PROMPT => Output every line exactly as written. Leave out pictures.

— START DATA PROVIDED —

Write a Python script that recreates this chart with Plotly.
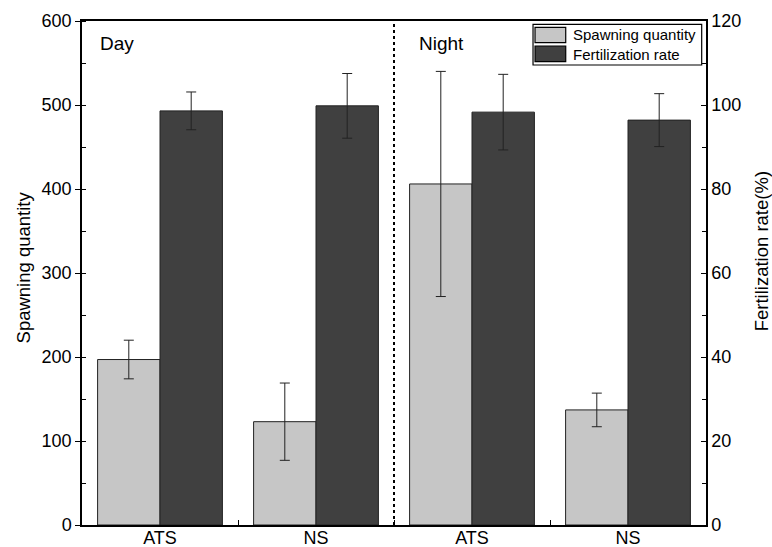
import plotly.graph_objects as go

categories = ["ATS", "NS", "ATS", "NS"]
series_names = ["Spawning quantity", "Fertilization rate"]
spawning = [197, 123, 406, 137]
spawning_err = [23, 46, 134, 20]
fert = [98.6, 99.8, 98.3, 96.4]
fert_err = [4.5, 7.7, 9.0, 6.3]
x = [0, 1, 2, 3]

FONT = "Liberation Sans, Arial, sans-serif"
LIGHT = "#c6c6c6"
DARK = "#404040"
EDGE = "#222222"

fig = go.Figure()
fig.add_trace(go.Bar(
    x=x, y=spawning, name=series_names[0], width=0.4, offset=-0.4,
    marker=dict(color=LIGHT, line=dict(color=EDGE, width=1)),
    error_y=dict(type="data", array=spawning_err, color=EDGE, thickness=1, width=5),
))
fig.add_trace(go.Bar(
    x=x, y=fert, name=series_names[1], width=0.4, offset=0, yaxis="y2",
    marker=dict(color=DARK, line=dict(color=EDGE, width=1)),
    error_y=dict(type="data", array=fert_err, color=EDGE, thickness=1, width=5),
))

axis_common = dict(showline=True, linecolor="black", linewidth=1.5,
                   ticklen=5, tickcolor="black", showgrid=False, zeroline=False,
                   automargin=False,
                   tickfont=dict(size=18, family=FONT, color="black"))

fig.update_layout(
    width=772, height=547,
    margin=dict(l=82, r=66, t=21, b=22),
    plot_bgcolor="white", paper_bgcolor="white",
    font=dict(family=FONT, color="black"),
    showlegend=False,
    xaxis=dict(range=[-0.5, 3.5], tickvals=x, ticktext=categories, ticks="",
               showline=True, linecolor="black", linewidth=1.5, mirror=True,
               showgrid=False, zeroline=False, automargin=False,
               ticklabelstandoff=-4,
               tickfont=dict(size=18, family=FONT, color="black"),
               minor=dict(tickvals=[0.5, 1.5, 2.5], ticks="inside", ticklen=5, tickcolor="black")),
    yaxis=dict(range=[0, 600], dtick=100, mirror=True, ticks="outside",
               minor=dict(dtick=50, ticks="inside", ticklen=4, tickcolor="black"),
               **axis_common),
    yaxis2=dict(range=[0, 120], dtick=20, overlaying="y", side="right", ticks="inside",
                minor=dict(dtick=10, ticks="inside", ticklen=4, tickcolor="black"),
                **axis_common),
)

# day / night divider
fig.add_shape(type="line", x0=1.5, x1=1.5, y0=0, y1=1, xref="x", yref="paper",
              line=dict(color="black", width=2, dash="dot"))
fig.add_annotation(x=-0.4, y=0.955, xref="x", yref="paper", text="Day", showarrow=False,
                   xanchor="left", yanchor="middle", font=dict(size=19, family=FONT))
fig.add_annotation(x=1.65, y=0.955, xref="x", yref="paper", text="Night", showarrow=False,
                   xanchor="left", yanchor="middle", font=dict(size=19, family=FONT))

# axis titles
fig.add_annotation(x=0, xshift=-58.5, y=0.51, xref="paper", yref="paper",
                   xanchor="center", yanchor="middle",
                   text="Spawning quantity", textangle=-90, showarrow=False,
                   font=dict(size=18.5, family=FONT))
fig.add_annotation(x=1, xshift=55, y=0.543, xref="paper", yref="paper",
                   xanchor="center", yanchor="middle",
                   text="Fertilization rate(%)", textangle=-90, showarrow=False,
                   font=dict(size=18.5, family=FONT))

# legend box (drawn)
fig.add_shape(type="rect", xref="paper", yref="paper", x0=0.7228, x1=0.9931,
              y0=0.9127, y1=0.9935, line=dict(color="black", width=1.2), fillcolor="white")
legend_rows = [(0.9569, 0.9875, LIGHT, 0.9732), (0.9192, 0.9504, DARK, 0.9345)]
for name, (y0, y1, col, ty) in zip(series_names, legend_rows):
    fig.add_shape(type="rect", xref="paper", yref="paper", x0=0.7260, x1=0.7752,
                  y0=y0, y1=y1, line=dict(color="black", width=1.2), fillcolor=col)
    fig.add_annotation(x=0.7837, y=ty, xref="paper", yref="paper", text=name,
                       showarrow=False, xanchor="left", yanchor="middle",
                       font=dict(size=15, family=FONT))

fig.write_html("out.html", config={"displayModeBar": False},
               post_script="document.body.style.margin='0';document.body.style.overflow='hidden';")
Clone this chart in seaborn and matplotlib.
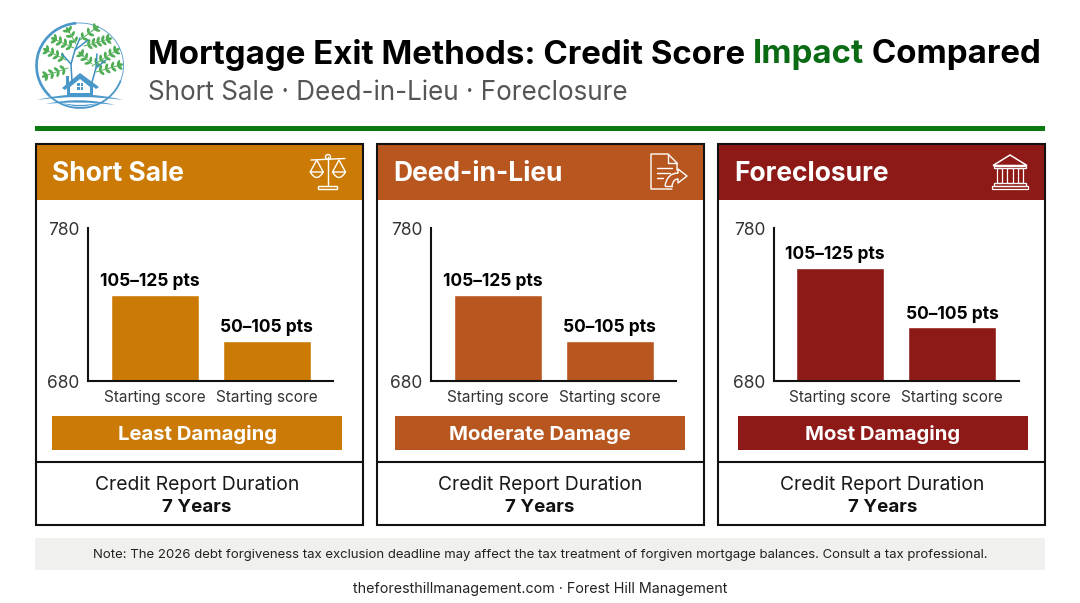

— END DATA PROVIDED —

OUTPUT =>
Write a Python script that recreates this chart with Plotly.
import plotly.graph_objects as go

categories = ["ATS", "NS", "ATS", "NS"]
series_names = ["Spawning quantity", "Fertilization rate"]
spawning = [197, 123, 406, 137]
spawning_err = [23, 46, 134, 20]
fert = [98.6, 99.8, 98.3, 96.4]
fert_err = [4.5, 7.7, 9.0, 6.3]
x = [0, 1, 2, 3]

FONT = "Liberation Sans, Arial, sans-serif"
LIGHT = "#c6c6c6"
DARK = "#404040"
EDGE = "#222222"

fig = go.Figure()
fig.add_trace(go.Bar(
    x=x, y=spawning, name=series_names[0], width=0.4, offset=-0.4,
    marker=dict(color=LIGHT, line=dict(color=EDGE, width=1)),
    error_y=dict(type="data", array=spawning_err, color=EDGE, thickness=1, width=5),
))
fig.add_trace(go.Bar(
    x=x, y=fert, name=series_names[1], width=0.4, offset=0, yaxis="y2",
    marker=dict(color=DARK, line=dict(color=EDGE, width=1)),
    error_y=dict(type="data", array=fert_err, color=EDGE, thickness=1, width=5),
))

axis_common = dict(showline=True, linecolor="black", linewidth=1.5,
                   ticklen=5, tickcolor="black", showgrid=False, zeroline=False,
                   automargin=False,
                   tickfont=dict(size=18, family=FONT, color="black"))

fig.update_layout(
    width=772, height=547,
    margin=dict(l=82, r=66, t=21, b=22),
    plot_bgcolor="white", paper_bgcolor="white",
    font=dict(family=FONT, color="black"),
    showlegend=False,
    xaxis=dict(range=[-0.5, 3.5], tickvals=x, ticktext=categories, ticks="",
               showline=True, linecolor="black", linewidth=1.5, mirror=True,
               showgrid=False, zeroline=False, automargin=False,
               ticklabelstandoff=-4,
               tickfont=dict(size=18, family=FONT, color="black"),
               minor=dict(tickvals=[0.5, 1.5, 2.5], ticks="inside", ticklen=5, tickcolor="black")),
    yaxis=dict(range=[0, 600], dtick=100, mirror=True, ticks="outside",
               minor=dict(dtick=50, ticks="inside", ticklen=4, tickcolor="black"),
               **axis_common),
    yaxis2=dict(range=[0, 120], dtick=20, overlaying="y", side="right", ticks="inside",
                minor=dict(dtick=10, ticks="inside", ticklen=4, tickcolor="black"),
                **axis_common),
)

# day / night divider
fig.add_shape(type="line", x0=1.5, x1=1.5, y0=0, y1=1, xref="x", yref="paper",
              line=dict(color="black", width=2, dash="dot"))
fig.add_annotation(x=-0.4, y=0.955, xref="x", yref="paper", text="Day", showarrow=False,
                   xanchor="left", yanchor="middle", font=dict(size=19, family=FONT))
fig.add_annotation(x=1.65, y=0.955, xref="x", yref="paper", text="Night", showarrow=False,
                   xanchor="left", yanchor="middle", font=dict(size=19, family=FONT))

# axis titles
fig.add_annotation(x=0, xshift=-58.5, y=0.51, xref="paper", yref="paper",
                   xanchor="center", yanchor="middle",
                   text="Spawning quantity", textangle=-90, showarrow=False,
                   font=dict(size=18.5, family=FONT))
fig.add_annotation(x=1, xshift=55, y=0.543, xref="paper", yref="paper",
                   xanchor="center", yanchor="middle",
                   text="Fertilization rate(%)", textangle=-90, showarrow=False,
                   font=dict(size=18.5, family=FONT))

# legend box (drawn)
fig.add_shape(type="rect", xref="paper", yref="paper", x0=0.7228, x1=0.9931,
              y0=0.9127, y1=0.9935, line=dict(color="black", width=1.2), fillcolor="white")
legend_rows = [(0.9569, 0.9875, LIGHT, 0.9732), (0.9192, 0.9504, DARK, 0.9345)]
for name, (y0, y1, col, ty) in zip(series_names, legend_rows):
    fig.add_shape(type="rect", xref="paper", yref="paper", x0=0.7260, x1=0.7752,
                  y0=y0, y1=y1, line=dict(color="black", width=1.2), fillcolor=col)
    fig.add_annotation(x=0.7837, y=ty, xref="paper", yref="paper", text=name,
                       showarrow=False, xanchor="left", yanchor="middle",
                       font=dict(size=15, family=FONT))

fig.write_html("out.html", config={"displayModeBar": False},
               post_script="document.body.style.margin='0';document.body.style.overflow='hidden';")
Clone this chart in seaborn and matplotlib.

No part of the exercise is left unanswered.